DATASET CONTENT –
◇ ◇ ◇ ◇ ◇ ◇ ◇

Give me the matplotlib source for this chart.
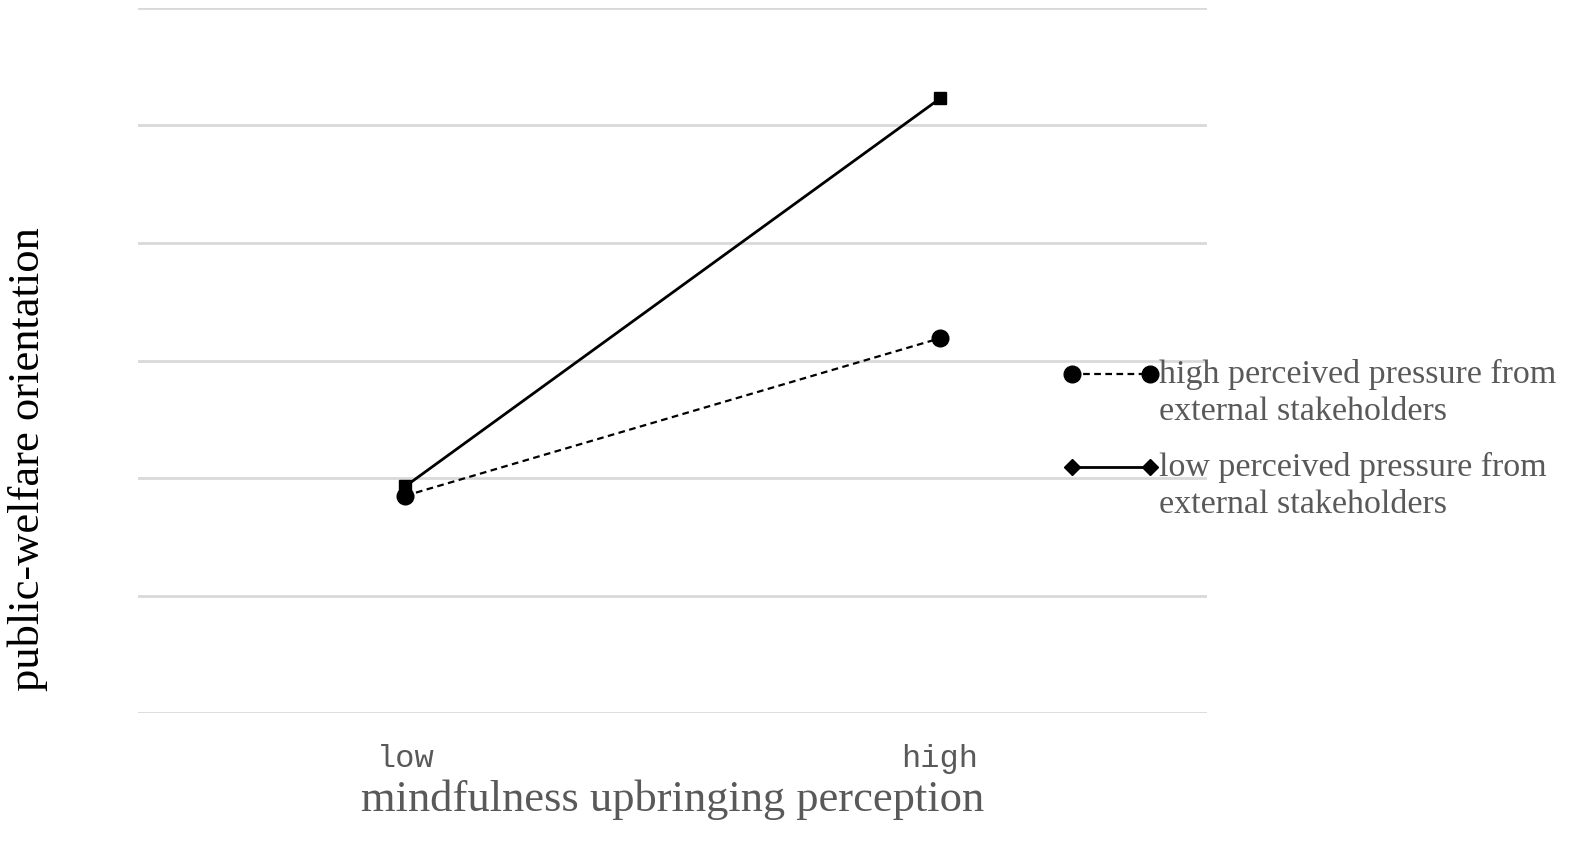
import matplotlib.pyplot as plt
from matplotlib.lines import Line2D

# data
categories = ["low", "high"]
high_pressure = [1.85, 3.19]   # dashed, circles
low_pressure = [1.93, 5.23]    # solid, squares
label_high = ["high perceived pressure from", "external stakeholders"]
label_low = ["low perceived pressure from", "external stakeholders"]

grey = "#595959"
serif = ["Liberation Serif", "DejaVu Serif"]

fig = plt.figure(figsize=(15.95, 8.47), dpi=100)
ax = fig.add_axes([0.0865, 0.158, 0.6705, 0.8326])

x = list(range(len(categories)))
ax.plot(x, low_pressure, color="black", lw=2, marker="s", ms=8, zorder=3)
ax.plot(x, high_pressure, color="black", lw=1.6, ls=(0, (3, 2)), marker="o", ms=12, zorder=3)

ax.set_xlim(-0.5, 1.5)
ax.set_ylim(0, 6)
ax.set_yticks(range(0, 7))
ax.set_yticklabels([])
ax.set_xticks(x)
ax.set_xticklabels(categories, family=["Liberation Mono"], fontsize=23, color=grey)
ax.tick_params(axis="both", length=0)
ax.tick_params(axis="x", pad=22)
ax.grid(axis="y", color="#d9d9d9", lw=2)
ax.set_axisbelow(True)
for s in ax.spines.values():
    s.set_visible(False)

ax.set_xlabel("mindfulness upbringing perception", family=serif, fontsize=32, color=grey, labelpad=4)
ax.set_ylabel("public-welfare orientation", family=serif, fontsize=32, color="black")
ax.yaxis.set_label_coords(-0.084, 0.36)

# legend drawn by hand so the keys sit on the first text line
W, H = 1595, 847
def key(y_px, ls, marker, ms, lines):
    fig.add_artist(Line2D([1072 / W, 1150 / W], [1 - y_px / H] * 2, color="black",
                          lw=1.6 if ls != "-" else 2, ls=ls, marker=marker, ms=ms,
                          transform=fig.transFigure))
    for i, t in enumerate(lines):
        fig.text(1159 / W, 1 - (y_px + 38 * i) / H, t, family=serif, fontsize=24.5,
                 color=grey, va="center", ha="left")

key(374, (0, (3, 2)), "o", 12, label_high)
key(467, "-", "D", 8, label_low)

fig.savefig("out.png", dpi=100)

◇ ◇ ◇ ◇ ◇ ◇ ◇

EXERCISE AIM –
Among the lines of the data above, determine how many contain the word "matplotlib". Report the number alone.

TASK RESULT –
3